Another cool feature of the `choice` function is that it also works on lists. For example, to pick 3 names at random from a list of 11 (arbitrary) names gives:

In [None]:
names = ['Andre', 'Daley', 'Mathijs', 'Nico', 'Noussair', 'Frenkie', 'Donny', 'Hakim', 'Dusan', 'David', 'KlaasJan']
rnd.choice(names, 3, replace=True)

### Exercise 6.  Election poll
Consider an election where one million people will vote. 490,000 people will vote for candidate $T$ and 510,000 people will vote for candidate $B$. One day before the election, the company of 'Maurice the Dog' conducts a poll among 1000 randomly chosen voters. Compute whether the Dog will predict the winner correctly (the winner has more than 50% of the votes) using the approach explained above for generating numbers with unequal probability. Use a seed of 2.
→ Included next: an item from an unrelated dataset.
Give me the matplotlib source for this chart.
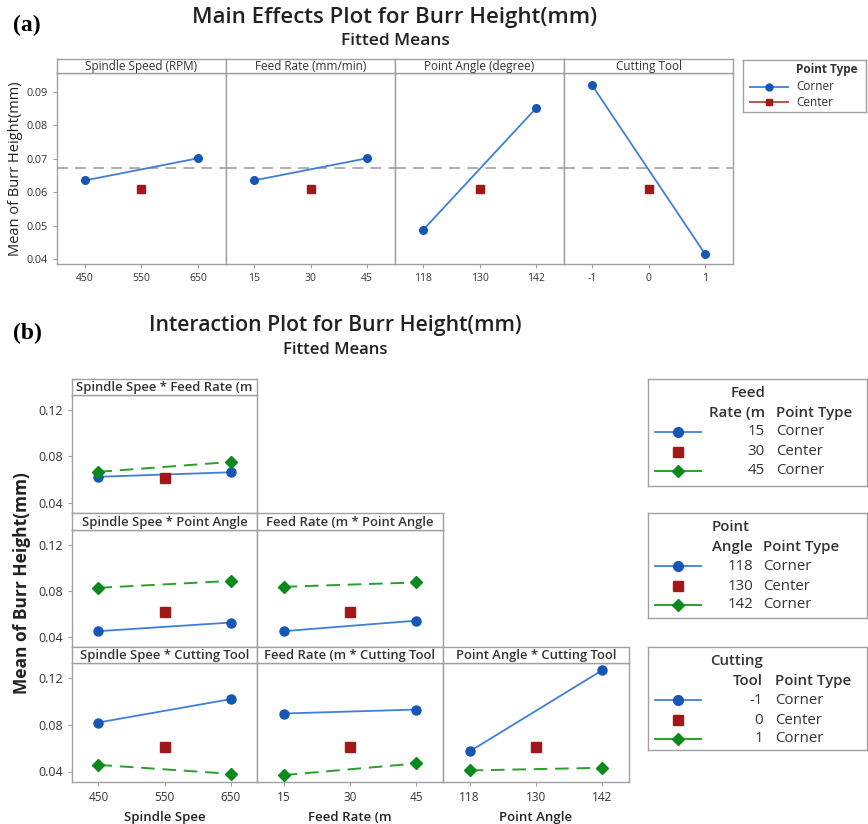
import matplotlib
matplotlib.use('Agg')
import matplotlib.pyplot as plt

# ---------------- data ----------------
spindle_levels = [450, 550, 650]
feed_levels = [15, 30, 45]
angle_levels = [118, 130, 142]
tool_levels = [-1, 0, 1]

main_factors = ["Spindle Speed (RPM)", "Feed Rate (mm/min)", "Point Angle (degree)", "Cutting Tool"]
main_corner = [[0.0635, 0.0701], [0.0635, 0.0701], [0.0487, 0.0850], [0.0919, 0.0416]]
main_center = [0.0608, 0.0608, 0.0608, 0.0608]
grand_mean = 0.0671

int_titles = ["Spindle Spee * Feed Rate (m", "Spindle Spee * Point Angle", "Feed Rate (m * Point Angle",
              "Spindle Spee * Cutting Tool", "Feed Rate (m * Cutting Tool", "Point Angle * Cutting Tool"]
int_low = [[0.0623, 0.0662], [0.0448, 0.0523], [0.0448, 0.0540],
           [0.0820, 0.1020], [0.0897, 0.0931], [0.0572, 0.1269]]
int_high = [[0.0666, 0.0751], [0.0826, 0.0886], [0.0835, 0.0873],
            [0.0457, 0.0380], [0.0369, 0.0469], [0.0409, 0.0432]]
int_center = [0.0612, 0.0612, 0.0612, 0.0608, 0.0608, 0.0608]
int_xlabels = ["Spindle Spee", "Feed Rate (m", "Point Angle"]

leg_titles = [("Feed", "Rate (m"), ("Point", "Angle"), ("Cutting", "Tool")]
leg_values = [["15", "30", "45"], ["118", "130", "142"], ["-1", "0", "1"]]
leg_types = ["Corner", "Center", "Corner"]

# ---------------- style ----------------
W, H = 868, 824
plt.rcParams['font.family'] = ['Open Sans', 'DejaVu Sans']
fig = plt.figure(figsize=(W / 100, H / 100), dpi=100)

SPINE = '#a0a0a0'
TXT = '#333333'
BLUE_L = '#3f7fd6'
BLUE_M = '#1656b4'
RED = '#a11818'
GREEN_L = '#2aa02a'
GREEN_M = '#0a8a1c'


def rect(l, t, r, b):
    return [l / W, 1 - b / H, (r - l) / W, (b - t) / H]


def style(ax):
    for s in ax.spines.values():
        s.set_color(SPINE)
        s.set_linewidth(1.0)
    ax.tick_params(color=SPINE, labelcolor=TXT, length=3, width=0.8)


def strip(l, t, r, b, text, size, weight='normal'):
    a = fig.add_axes(rect(l, t, r, b))
    a.set_xticks([]); a.set_yticks([])
    for s in a.spines.values():
        s.set_color(SPINE); s.set_linewidth(1.0)
    a.text(0.5, 0.45, text, ha='center', va='center', fontsize=size, color=TXT,
           weight=weight, transform=a.transAxes)
    return a


def xlim_for(levels):
    rng = levels[-1] - levels[0]
    return (levels[0] - 0.25 * rng, levels[-1] + 0.25 * rng)


# ---------------- (a) main effects ----------------
fig.text(27 / W, 1 - 25 / H, "(a)", fontsize=17, weight='bold', family='Liberation Serif',
         ha='center', va='center')
fig.text(395 / W, 1 - 17 / H, "Main Effects Plot for Burr Height(mm)", fontsize=16,
         weight='semibold', ha='center', va='center', color='#222222')
fig.text(395 / W, 1 - 41 / H, "Fitted Means", fontsize=12.5, weight='semibold',
         ha='center', va='center', color='#222222')

edges_a = [57, 226, 395, 564, 733]
levels_a = [spindle_levels, feed_levels, angle_levels, tool_levels]
for i in range(4):
    l, r = edges_a[i], edges_a[i + 1]
    ax = fig.add_axes(rect(l, 73, r, 264))
    style(ax)
    lv = levels_a[i]
    ax.axhline(grand_mean, color='#a8a8a8', lw=1.3, ls=(0, (6, 4)), zorder=1)
    ax.plot([lv[0], lv[2]], main_corner[i], color=BLUE_L, lw=1.3, marker='o', ms=5.5,
            mfc=BLUE_M, mec=BLUE_M, zorder=3)
    ax.plot([lv[1]], [main_center[i]], ls='none', marker='s', ms=6, mfc=RED, mec=RED, zorder=3)
    ax.set_xlim(xlim_for(lv))
    ax.set_ylim(0.0385, 0.0956)
    ax.set_xticks(lv)
    ax.set_xticklabels([str(v) for v in lv], fontsize=7.5)
    if i == 0:
        ax.set_yticks([0.04, 0.05, 0.06, 0.07, 0.08, 0.09])
        ax.set_yticklabels(["0.04", "0.05", "0.06", "0.07", "0.08", "0.09"], fontsize=7.8)
        ax.set_ylabel("Mean of Burr Height(mm)", fontsize=10.5, color='#222222', labelpad=3)
    else:
        ax.set_yticks([])
    strip(l, 59, r, 73, main_factors[i], 8.5)

# legend (a)
lg = fig.add_axes(rect(743, 60, 866, 112))
lg.set_xticks([]); lg.set_yticks([])
lg.set_xlim(743, 866); lg.set_ylim(112, 60)
for s in lg.spines.values():
    s.set_color(SPINE); s.set_linewidth(1.0)
lg.text(858, 70, "Point Type", fontsize=8.5, weight='bold', ha='right', va='center', color=TXT)
lg.plot([750, 788], [87, 87], color=BLUE_L, lw=1.3)
lg.plot([769], [87], marker='o', ms=5, color=BLUE_M)
lg.text(796, 87, "Corner", fontsize=8.5, ha='left', va='center', color=TXT)
lg.plot([750, 788], [102, 102], color='#c04040', lw=1.3)
lg.plot([769], [102], marker='s', ms=5, color=RED)
lg.text(796, 102, "Center", fontsize=8.5, ha='left', va='center', color=TXT)

# ---------------- (b) interaction ----------------
fig.text(27 / W, 1 - 333 / H, "(b)", fontsize=17, weight='bold', family='Liberation Serif',
         ha='center', va='center')
fig.text(335 / W, 1 - 326 / H, "Interaction Plot for Burr Height(mm)", fontsize=15.3,
         weight='semibold', ha='center', va='center', color='#222222')
fig.text(335 / W, 1 - 350 / H, "Fitted Means", fontsize=12, weight='semibold',
         ha='center', va='center', color='#222222')

col_edges = [72, 257, 443, 629]
row_strip_top = [379, 513, 647]
row_strip_bot = [395, 530, 663]
row_plot_bot = [513, 647, 782]
# (row, col, x-levels) per interaction
cells = [(0, 0, spindle_levels), (1, 0, spindle_levels), (1, 1, feed_levels),
         (2, 0, spindle_levels), (2, 1, feed_levels), (2, 2, angle_levels)]
for k, (ri, ci, lv) in enumerate(cells):
    l, r = col_edges[ci], col_edges[ci + 1]
    ax = fig.add_axes(rect(l, row_strip_bot[ri], r, row_plot_bot[ri]))
    style(ax)
    ax.plot([lv[0], lv[2]], int_low[k], color=BLUE_L, lw=1.3, marker='o', ms=6.5,
            mfc=BLUE_M, mec=BLUE_M, zorder=3)
    ax.plot([lv[0], lv[2]], int_high[k], color=GREEN_L, lw=1.4, ls=(0, (7, 4)), marker='D',
            ms=6.5, mfc=GREEN_M, mec=GREEN_M, zorder=3)
    ax.plot([lv[1]], [int_center[k]], ls='none', marker='s', ms=6.5, mfc=RED, mec=RED, zorder=3)
    rng = lv[-1] - lv[0]
    ax.set_xlim(lv[0] - 0.2 * rng, lv[-1] + 0.2 * rng)
    ax.set_ylim(0.031, 0.133)
    if ri == 2:
        ax.set_xticks(lv)
        ax.set_xticklabels([str(v) for v in lv], fontsize=8.5)
        ax.set_xlabel(int_xlabels[ci], fontsize=9.5, weight='semibold', color='#222222', labelpad=5)
    else:
        ax.set_xticks([])
    if ci == 0:
        ax.set_yticks([0.04, 0.08, 0.12])
        ax.set_yticklabels(["0.04", "0.08", "0.12"], fontsize=9)
    else:
        ax.set_yticks([])
    strip(l, row_strip_top[ri], r, row_strip_bot[ri], int_titles[k], 9.4, 'semibold')

fig.text(22 / W, 1 - 583 / H, "Mean of Burr Height(mm)", fontsize=12.5, weight='bold',
         rotation=90, ha='center', va='center', color='#222222')

# legends (b)
box_tops = [379, 513, 647]
box_bots = [486, 618, 750]
val_right = [765, 753, 763]
type_left = [776, 763, 775]
for j in range(3):
    t0 = box_tops[j]
    a = fig.add_axes(rect(648, t0, 867, box_bots[j]))
    a.set_xticks([]); a.set_yticks([])
    a.set_xlim(648, 867); a.set_ylim(box_bots[j], t0)
    for s in a.spines.values():
        s.set_color(SPINE); s.set_linewidth(1.0)
    vr, tl = val_right[j], type_left[j]
    a.text(vr if j != 1 else 712, t0 + 14, leg_titles[j][0], fontsize=10.8, weight='semibold',
           ha='right' if j != 1 else 'left', va='center', color=TXT)
    a.text(vr, t0 + 34, leg_titles[j][1], fontsize=10.8, weight='semibold', ha='right',
           va='center', color=TXT)
    a.text(tl, t0 + 34, "Point Type", fontsize=10.8, weight='semibold', ha='left',
           va='center', color=TXT)
    ys = [t0 + 53, t0 + 73, t0 + 92]
    a.plot([655, 701], [ys[0], ys[0]], color=BLUE_L, lw=1.3)
    a.plot([678], [ys[0]], marker='o', ms=7, color=BLUE_M)
    a.plot([678], [ys[1]], marker='s', ms=6.5, color=RED)
    a.plot([655, 701], [ys[2], ys[2]], color=GREEN_L, lw=1.4)
    a.plot([678], [ys[2]], marker='D', ms=6.5, color=GREEN_M)
    for y, v, tp in zip(ys, leg_values[j], leg_types):
        a.text(vr, y, v, fontsize=10.8, ha='right', va='center', color=TXT)
        a.text(tl, y, tp, fontsize=10.8, ha='left', va='center', color=TXT)

fig.savefig("out.png", dpi=100)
Perform the poll 1000 times. Count how many times the outcome of the poll is that candidate $T$ wins and how many times the outcome of the poll is that candidate $B$ wins. What is the probability that the Dog will predict the correct winner based on these 1000 polls of 1000 people? 

Compute the probability that the Dog predicts the correct winner based on 1000 polls of 5000 people. Does the probability that The Dog predicts the correct winner increase significantly when he polls 5000 people?